The agreement was reached between Hillman and North Little Rock Mayor Patrick Hays, and the city councils of both municipalities agreed to the $475,000 annual payment.
The decision came as Sherwood city officials were expressing concern over its increasingly tight budget. The tight budget came at the same time Sherwood’s leadership decided to borrow about $7.5 million to buy the former North Hills Country Club and golf course and convert it into a city-owned golf course now known as The Greens at North Hills. Sherwood’s monthly bill to borrow the money is about $23,000.
Hillman said losing the $475,000 would not be helpful to Sherwood’s tight budget.
The city’s budget is facing some tough decisions in the coming months as Sherwood city leaders get ready to pass another balanced budget for 2013.
During the 2012 budget-making process in late 2011, the mayor, City Clerk Angela Nicholson, and aldermen went over the budget line item by line item, trying to find hundreds and thousands of unspent dollars in late 2011 to more accurately see where tax dollars needed to be budgeted for 2012.
After several budget sessions, the city of Sherwood was able to pass a balanced budget without having to lay off city workers or raise taxes.
But the 2013 budgeting process will be more complicated as earlier in 2012 the Sherwood City Council voted to spend $1.3 million to buy new emergency radios for city police department. The city will be spending $300,000 annually for the next five years to pay for the radios.
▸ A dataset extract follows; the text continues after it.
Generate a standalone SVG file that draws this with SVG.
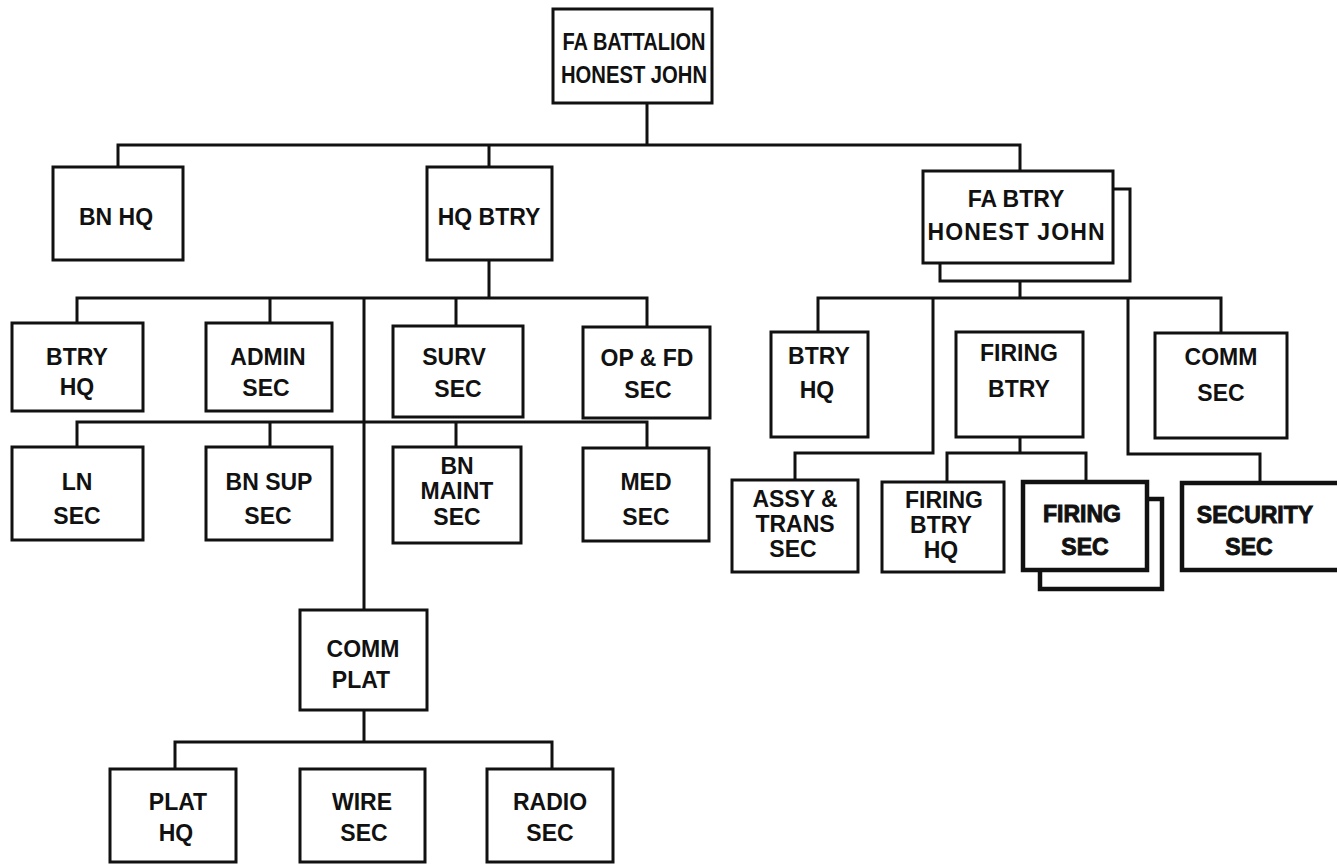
<svg xmlns="http://www.w3.org/2000/svg" width="1337" height="864" viewBox="0 0 1337 864">
<style>
.box{fill:#fff;stroke:#111;stroke-width:3}
.heavy{fill:#fff;stroke:#111;stroke-width:4.5}
.wire{fill:none;stroke:#111;stroke-width:3;stroke-linejoin:miter}
text{font-family:"Liberation Sans",Arial,sans-serif;font-weight:bold;font-size:23px;fill:#111;text-anchor:middle}
.hv{stroke:#111;stroke-width:0.9}
</style>
<rect width="1337" height="864" fill="#fff"/>
<g id="connectors">
<path class="wire" d="M647,103 V145 M118,167 V145 H1020 V171 M489,145 V167"/>
<path class="wire" d="M489,260 V298 M77,323 V298 H647 V327 M270,298 V323 M456,298 V326 M364,298 V610"/>
<path class="wire" d="M77,447 V422 H647 V448 M270,422 V447 M456,422 V447"/>
<path class="wire" d="M364,710 V742 M175,769 V742 H552 V769"/>
<path class="wire" d="M1020,281 V298 M818,332 V298 H1221 V333 M933,298 V453 H795 V480 M1128,298 V454 H1260 V483"/>
<path class="wire" d="M1020,437 V453 M947,482 V453 H1086 V482"/>
</g>
<g id="fa-battalion"><rect class="box" x="553" y="9" width="159" height="94"/>
<text x="634" y="50" textLength="143" lengthAdjust="spacingAndGlyphs">FA BATTALION</text>
<text x="634" y="83" textLength="146" lengthAdjust="spacingAndGlyphs">HONEST JOHN</text></g>
<g id="bn-hq"><rect class="box" x="53" y="167" width="130" height="93"/><text x="116" y="225">BN HQ</text></g>
<g id="hq-btry"><rect class="box" x="427" y="167" width="125" height="93"/><text x="489" y="225">HQ BTRY</text></g>
<g id="fa-btry"><rect class="box" x="940" y="189" width="190" height="92"/><rect class="box" x="923" y="171" width="190" height="92"/>
<text x="1016" y="207">FA BTRY</text><text x="1016" y="240" textLength="177">HONEST JOHN</text></g>
<g id="btry-hq-1"><rect class="box" x="12" y="323" width="131" height="88"/><text x="77" y="365">BTRY</text><text x="77" y="395">HQ</text></g>
<g id="admin-sec"><rect class="box" x="206" y="323" width="126" height="88"/><text x="268" y="365">ADMIN</text><text x="266" y="396">SEC</text></g>
<g id="surv-sec"><rect class="box" x="393" y="326" width="130" height="91"/><text x="454" y="365">SURV</text><text x="458" y="397">SEC</text></g>
<g id="op-fd-sec"><rect class="box" x="583" y="327" width="127" height="91"/><text x="647" y="366">OP &amp; FD</text><text x="648" y="398">SEC</text></g>
<g id="ln-sec"><rect class="box" x="12" y="447" width="131" height="93"/><text x="77" y="490">LN</text><text x="77" y="524">SEC</text></g>
<g id="bn-sup-sec"><rect class="box" x="206" y="447" width="126" height="93"/><text x="269" y="490">BN SUP</text><text x="268" y="524">SEC</text></g>
<g id="bn-maint-sec"><rect class="box" x="393" y="447" width="128" height="96"/><text x="457" y="474">BN</text><text x="457" y="499">MAINT</text><text x="457" y="525">SEC</text></g>
<g id="med-sec"><rect class="box" x="583" y="448" width="126" height="93"/><text x="646" y="490">MED</text><text x="646" y="525">SEC</text></g>
<g id="comm-plat"><rect class="box" x="300" y="610" width="127" height="100"/><text x="363" y="657">COMM</text><text x="361" y="688">PLAT</text></g>
<g id="plat-hq"><rect class="box" x="110" y="769" width="126" height="93"/><text x="178" y="810">PLAT</text><text x="176" y="841">HQ</text></g>
<g id="wire-sec"><rect class="box" x="300" y="769" width="125" height="93"/><text x="362" y="810">WIRE</text><text x="364" y="841">SEC</text></g>
<g id="radio-sec"><rect class="box" x="487" y="769" width="126" height="93"/><text x="550" y="810">RADIO</text><text x="550" y="841">SEC</text></g>
<g id="btry-hq-2"><rect class="box" x="771" y="332" width="97" height="105"/><text x="819" y="364">BTRY</text><text x="817" y="398">HQ</text></g>
<g id="firing-btry"><rect class="box" x="956" y="332" width="127" height="105"/><text x="1019" y="361">FIRING</text><text x="1019" y="397">BTRY</text></g>
<g id="comm-sec"><rect class="box" x="1155" y="333" width="132" height="105"/><text x="1221" y="365">COMM</text><text x="1221" y="401">SEC</text></g>
<g id="assy-trans-sec"><rect class="box" x="732" y="480" width="126" height="92"/><text x="795" y="507">ASSY &amp;</text><text x="795" y="532">TRANS</text><text x="793" y="557">SEC</text></g>
<g id="firing-btry-hq"><rect class="box" x="882" y="482" width="122" height="90"/><text x="944" y="508">FIRING</text><text x="941" y="533">BTRY</text><text x="941" y="558">HQ</text></g>
<g id="firing-sec"><rect class="heavy" x="1040" y="499" width="122" height="90"/><rect class="heavy" x="1023" y="482" width="124" height="88"/><text class="hv" x="1082" y="522">FIRING</text><text class="hv" x="1085" y="555">SEC</text></g>
<g id="security-sec"><rect class="heavy" x="1182" y="483" width="170" height="87"/><text class="hv" x="1255" y="523">SECURITY</text><text class="hv" x="1249" y="555">SEC</text></g>
</svg>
The first city payment is due in the first quarter of 2013.
City leaders were told by Sherwood Police Chief James Bedwell that if the new radios and communications system were not bought his department would lose communications capability.
Sherwood depends on the system of Little Rock, which is going digital in early 2013 following the decision of voters there to modernize its emergency communications system after residents adopted tax increases to bolster Little Rock emergency services.
Hillman said it is possible that Sherwood may try to negotiate a larger lump sum payment from North Little Rock Electric than the current level of $475,000 annually if Sherwood signs an agreement of 20, 25, or 30 years for electric service.
“That is a possibility,” Hillman said.